The gas company representative failed to understand that I would not have gotten a turn-off notice addressed to D* – that envelope, like all the others had been marked with “Not at this address – Deceased.”

“Didn’t you notice you hadn’t paid this month?”

I thought about it. Well sir, I don’t sit around by the mailbox waiting for a gas bill.   I just don’t.  Wearing him down, and then finally conceding that the goal was to get my gas turned back on, I agreed to fax my documents and arrange for them to come out next week.  Why fight?

After the couple came by looking for D* earlier, I pushed STOP on my iPod.  I had a succession of  very difficult phone calls with family members to attend to.  Illness, job loss, home foreclosure, bankrupcty, anger, and despair.  Everything happening in a state far away.
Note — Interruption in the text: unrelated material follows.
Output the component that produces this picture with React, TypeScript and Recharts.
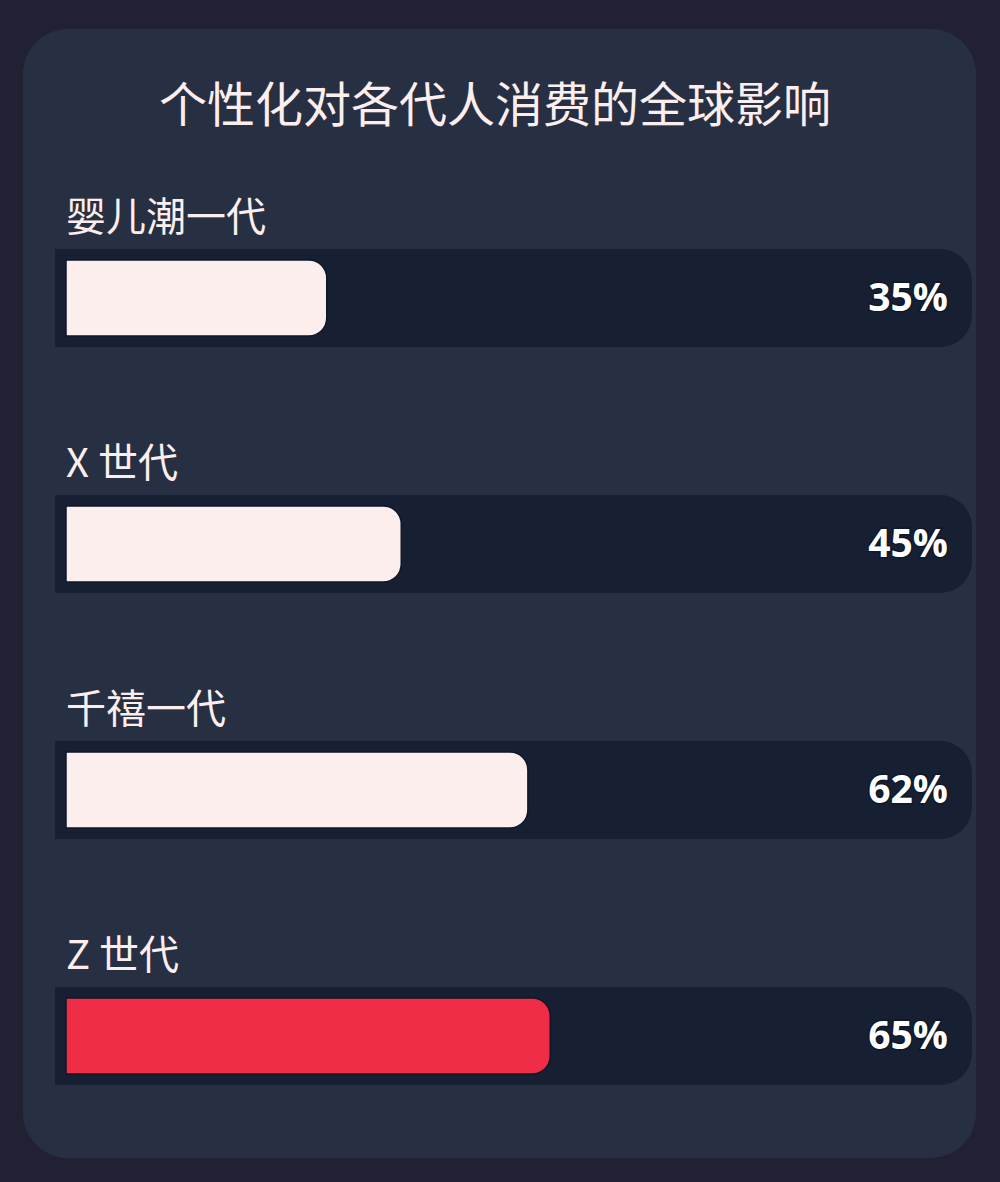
import { Bar, BarChart, Cell, LabelList, XAxis, YAxis } from "recharts";

const TITLE = "个性化对各代人消费的全球影响";
const GENERATIONS = ["婴儿潮一代", "X 世代", "千禧一代", "Z 世代"];
const SHARES = [35, 45, 62, 65];
const HIGHLIGHT = "Z 世代";

const PAGE_BG = "#212133";
const CARD_BG = "#273042";
const TRACK = "#172033";
const BAR = "#fdeeee";
const BAR_HOT = "#f02d47";
const TEXT = "#fdeeee";
const CJK = "'Noto Sans CJK SC', 'Noto Sans', sans-serif";

const data = GENERATIONS.map((name, i) => ({ name, value: SHARES[i] }));

// right-rounded rect path, square on the left
function rightRounded(x: number, y: number, w: number, h: number, r: number) {
  const rr = Math.min(r, w, h / 2);
  return `M${x},${y} H${x + w - rr} A${rr},${rr} 0 0 1 ${x + w},${y + rr} V${y + h - rr} A${rr},${rr} 0 0 1 ${x + w - rr},${y + h} H${x} Z`;
}

function BarShape(props: any) {
  const { x, y, width, height, fill } = props;
  return (
    <g>
      {/* the track behind each bar */}
      <path d={rightRounded(55, y - 11, 917, height + 22, 32)} fill={TRACK} />
      <path d={rightRounded(x, y, width, height, 18)} fill={fill} stroke="#0f172a" strokeWidth={1.5} />
    </g>
  );
}

function NameLabel(props: any) {
  const { y, value } = props;
  return (
    <text x={66} y={y - 29} fill={TEXT} fontSize={40} fontFamily={CJK} textAnchor="start">
      {value}
    </text>
  );
}

function PctLabel(props: any) {
  const { y, height, value } = props;
  return (
    <text
      x={948}
      y={y + height / 2 + 13}
      textAnchor="end"
      fill="#ffffff"
      fontSize={39}
      fontWeight={700}
      fontFamily="'Open Sans', 'Noto Sans', sans-serif"
      stroke="#0f172a"
      strokeWidth={3}
      paintOrder="stroke"
    >
      {value}%
    </text>
  );
}

export default function App() {
  return (
    <div style={{ position: "absolute", left: 0, top: 0, width: 1000, height: 1182, background: PAGE_BG }}>
      <div
        style={{
          position: "absolute",
          left: 23,
          top: 29,
          width: 953,
          height: 1129,
          borderRadius: 45,
          background: CARD_BG,
        }}
      />
      <div
        style={{
          position: "absolute",
          left: 0,
          top: 70,
          width: 990,
          textAlign: "center",
          color: TEXT,
          fontFamily: CJK,
          fontSize: 48,
          lineHeight: "62px",
        }}
      >
        {TITLE}
      </div>
      <div style={{ position: "absolute", left: 0, top: 0 }}>
        <BarChart
          width={1000}
          height={1182}
          data={data}
          layout="vertical"
          margin={{ top: 175, right: 189, bottom: 23, left: 66 }}
        >
          <XAxis type="number" domain={[0, 100]} hide />
          <YAxis type="category" dataKey="name" hide />
          <Bar dataKey="value" barSize={76} shape={<BarShape />} isAnimationActive={false}>
            {data.map((d) => (
              <Cell key={d.name} fill={d.name === HIGHLIGHT ? BAR_HOT : BAR} />
            ))}
            <LabelList dataKey="name" content={<NameLabel />} />
            <LabelList dataKey="value" content={<PctLabel />} />
          </Bar>
        </BarChart>
      </div>
    </div>
  );
}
In my state, I really want to chop things up, roast something, make a big pot of soup and hand-blend it smooth with music blaring.  It would take hours and fill my home with the smell of beautiful things.

Without gas, I can’t use the stove or the oven to calm my nerves.  I think about D* and the mail I continue to receive in his name.  (Apparently, he is due a new shipment of smokes and his Visa bill is going to collections – according to the red stamp on the envelope.)

I push PLAY on my iPod and raise the volume.  I pour myself a gin & tonic and raise it, too.